PDA

View Full Version : bash script to automate web search (eg for airline flights).



F.G.
April 25th, 2012, 10:26 PM
hey folks,

so, a friend of mine recommended a utility to find cheap flights (called azuon) and it got me to thinking, how would you write a script to automate looking up stuff (in this case filghts) on the internet?

my thoughts were to have a file with a list websites in (ryanair, easyjet, etc) and a folder with a bunch of model web pages(copied from the websites) and iteratively curl http requests, filling in the various fields with command line variables. then order the results.

however, this seems like a really messy way to attempt something like this, does anyone have any suggestions for a better way?

thanks for all replies

cmont899
April 25th, 2012, 10:31 PM
A lot of travel sites have RSS feeds available for ticket pricing, this may be easier than curl/expect-fu that would have to constantly be edited as sites update their UI.

F.G.
April 25th, 2012, 11:08 PM
thanks for the suggestion, that would probably be a better way to do this specific task, particularly as i guess a lot of rss readers have search functionality, so, i could probably just use something like liferea of whatever and get decent results. i don't know what command line rss readers there are for ubuntu, although there must be a few.

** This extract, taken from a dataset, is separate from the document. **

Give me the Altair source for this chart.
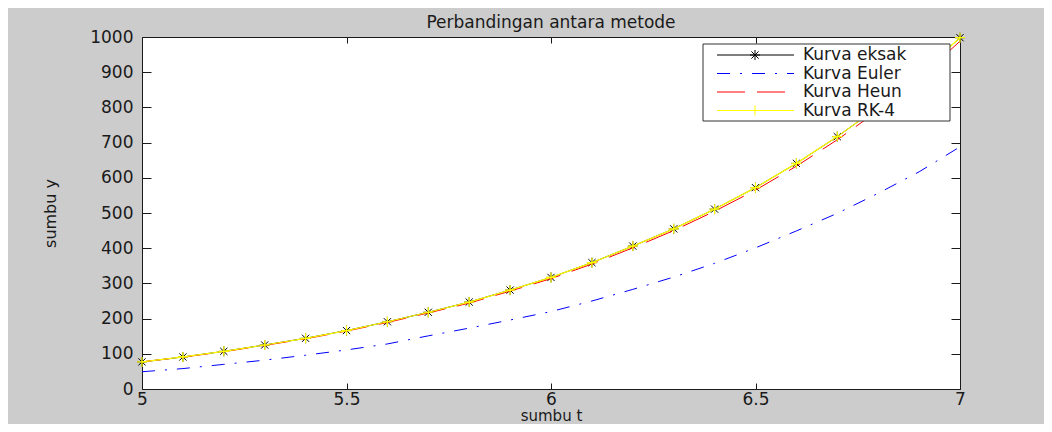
import altair as alt
import pandas as pd

# ---- data ----
t_values = [5.0, 5.1, 5.2, 5.3, 5.4, 5.5, 5.6, 5.7, 5.8, 5.9, 6.0,
            6.1, 6.2, 6.3, 6.4, 6.5, 6.6, 6.7, 6.8, 6.9, 7.0]
exact = [77, 91, 107, 125, 144, 166, 191, 218, 247, 281, 317,
         359, 406, 455, 511, 572, 641, 717, 801, 894, 998]
euler = [49, 58, 70, 82, 96, 111, 128, 151, 173, 196, 220,
         250, 283, 318, 357, 401, 449, 499, 556, 617, 688]
heun = [77, 90.5, 106, 124, 142.5, 164.5, 189, 216, 244, 278, 313.5,
        355, 401, 450, 505, 565, 633, 708, 791, 883, 988]
rk4 = [77, 91, 107, 125, 144, 166, 191, 218, 247, 281, 317,
       359, 406, 455, 511, 572, 641, 717, 801, 894, 998]

series_names = ["Kurva eksak", "Kurva Euler", "Kurva Heun", "Kurva RK-4"]
series_colors = ["#000000", "#0000ff", "#ff0000", "#ffff00"]
x_ticks = [5, 5.5, 6, 6.5, 7]
y_ticks = [0, 100, 200, 300, 400, 500, 600, 700, 800, 900, 1000]

title_text = "Perbandingan antara metode"
x_title = "sumbu t"
y_title = "sumbu y"

# ---- styling ----
FONT = "DejaVu Sans"
INK = "#1a1a1a"
W, H = 818, 352
ASTERISK = "M-1,0L1,0M0,-1L0,1M-0.72,-0.72L0.72,0.72M-0.72,0.72L0.72,-0.72"
PLUS = "M-1,0L1,0M0,-1L0,1"
DASH_EULER = [13, 10, 2, 10]
DASH_HEUN = [28, 12]

df = pd.DataFrame({"t": t_values, "exact": exact, "euler": euler,
                   "heun": heun, "rk4": rk4})

x_axis = alt.Axis(values=x_ticks, format="~g", title=x_title, ticks=False,
                  domain=False, grid=True, gridDash=[6, H - 12],
                  gridColor=INK, gridOpacity=1, gridWidth=1,
                  labelFont=FONT, labelFontSize=17, labelColor=INK,
                  labelPadding=2, labelFlush=False,
                  titleFont=FONT, titleFontSize=15, titleFontWeight="normal",
                  titleColor=INK, titleBaseline="alphabetic",
                  titleX=W / 2, titleY=31)
y_axis = alt.Axis(values=y_ticks, format="d", title=y_title, ticks=False,
                  domain=False, grid=True, gridDash=[9, W - 18],
                  gridColor=INK, gridOpacity=1, gridWidth=1,
                  labelFont=FONT, labelFontSize=17, labelColor=INK,
                  labelPadding=9, labelFlush=False,
                  titleFont=FONT, titleFontSize=16, titleFontWeight="normal",
                  titleColor=INK, titlePadding=31)

x_scale = alt.Scale(domain=[5, 7], nice=False, zero=False)
y_scale = alt.Scale(domain=[0, 1000], nice=False)


def xe():
    return alt.X("t:Q", scale=x_scale, axis=x_axis)


def ye(field):
    return alt.Y(f"{field}:Q", scale=y_scale, axis=y_axis)


base = alt.Chart(df)

exact_line = base.mark_line(color=series_colors[0], strokeWidth=1).encode(x=xe(), y=ye("exact"))
exact_pts = base.mark_point(shape=ASTERISK, size=100, filled=False,
                            color=series_colors[0], strokeWidth=1, opacity=1
                            ).encode(x=xe(), y=ye("exact"))
euler_line = base.mark_line(color=series_colors[1], strokeWidth=1,
                            strokeDash=DASH_EULER).encode(x=xe(), y=ye("euler"))
heun_line = base.mark_line(color=series_colors[2], strokeWidth=1,
                           strokeDash=DASH_HEUN).encode(x=xe(), y=ye("heun"))
rk4_line = base.mark_line(color=series_colors[3], strokeWidth=1.2).encode(x=xe(), y=ye("rk4"))
rk4_pts = base.mark_point(shape=PLUS, size=100, filled=False,
                          color=series_colors[3], strokeWidth=1.2, opacity=1
                          ).encode(x=xe(), y=ye("rk4"))

layers = [exact_line, exact_pts, euler_line, heun_line, rk4_line, rk4_pts]

# ---- title as a text mark above the plot ----
ttl = pd.DataFrame({"label": [title_text]})
layers.append(alt.Chart(ttl).mark_text(
    align="center", baseline="alphabetic", font=FONT, fontSize=17, color=INK
).encode(x=alt.value(W / 2), y=alt.value(-9), text="label:N"))

# ---- legend (box, line samples, markers, labels) ----
one = pd.DataFrame({"k": [0]})
legend_box = alt.Chart(one).mark_rect(fill="white", stroke="#333333", strokeWidth=1).encode(
    x=alt.value(561), x2=alt.value(808), y=alt.value(7), y2=alt.value(84))
layers.append(legend_box)

row_y = [18, 36.5, 55, 73.5]
dashes = [None, DASH_EULER, DASH_HEUN, None]
markers = [ASTERISK, None, None, PLUS]
for i, name in enumerate(series_names):
    kw = {"color": series_colors[i], "strokeWidth": 1}
    if dashes[i] is not None:
        kw["strokeDash"] = dashes[i]
    layers.append(alt.Chart(one).mark_rule(**kw).encode(
        x=alt.value(575), x2=alt.value(652), y=alt.value(row_y[i])))
    if markers[i] is not None:
        layers.append(alt.Chart(one).mark_point(
            shape=markers[i], size=100, filled=False, color=series_colors[i],
            strokeWidth=1, opacity=1).encode(x=alt.value(613), y=alt.value(row_y[i])))
    lab = pd.DataFrame({"label": [name]})
    layers.append(alt.Chart(lab).mark_text(
        align="left", baseline="middle", font=FONT, fontSize=17, color=INK
    ).encode(x=alt.value(661), y=alt.value(row_y[i]), text="label:N"))

chart = alt.layer(*layers).properties(
    width=W, height=H,
    padding={"left": 134, "top": 29, "right": 84, "bottom": 35},
    autosize=alt.AutoSizeParams(type="none"),
    background="#cccccc",
).configure_view(fill="white", stroke=INK, strokeWidth=1)

chart.save("out.html", embed_options={"renderer": "svg", "actions": False})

however that still wouldn't actually allow you to submit http requests to query the websites db? (as far as i'm aware rss feeds are a one way thing?). anyhow that certainly could be a solution.

LemursDontExist
April 28th, 2012, 11:27 PM
curl is problematic here.

The biggest problem is a lot of these airfare search sites authenticate your search session server-side after setting cookies. As a result you can't just send an http request and hope to get data back. Generating the requisite http requests complete with session cookies is far from trivial, especially since the cookies are sometimes set via javascript rather than being transmitted the old-fashioned way.

If you just want to get data from a small handful of specific airlines, it might not be too bad, but this project is a lot harder than you might think!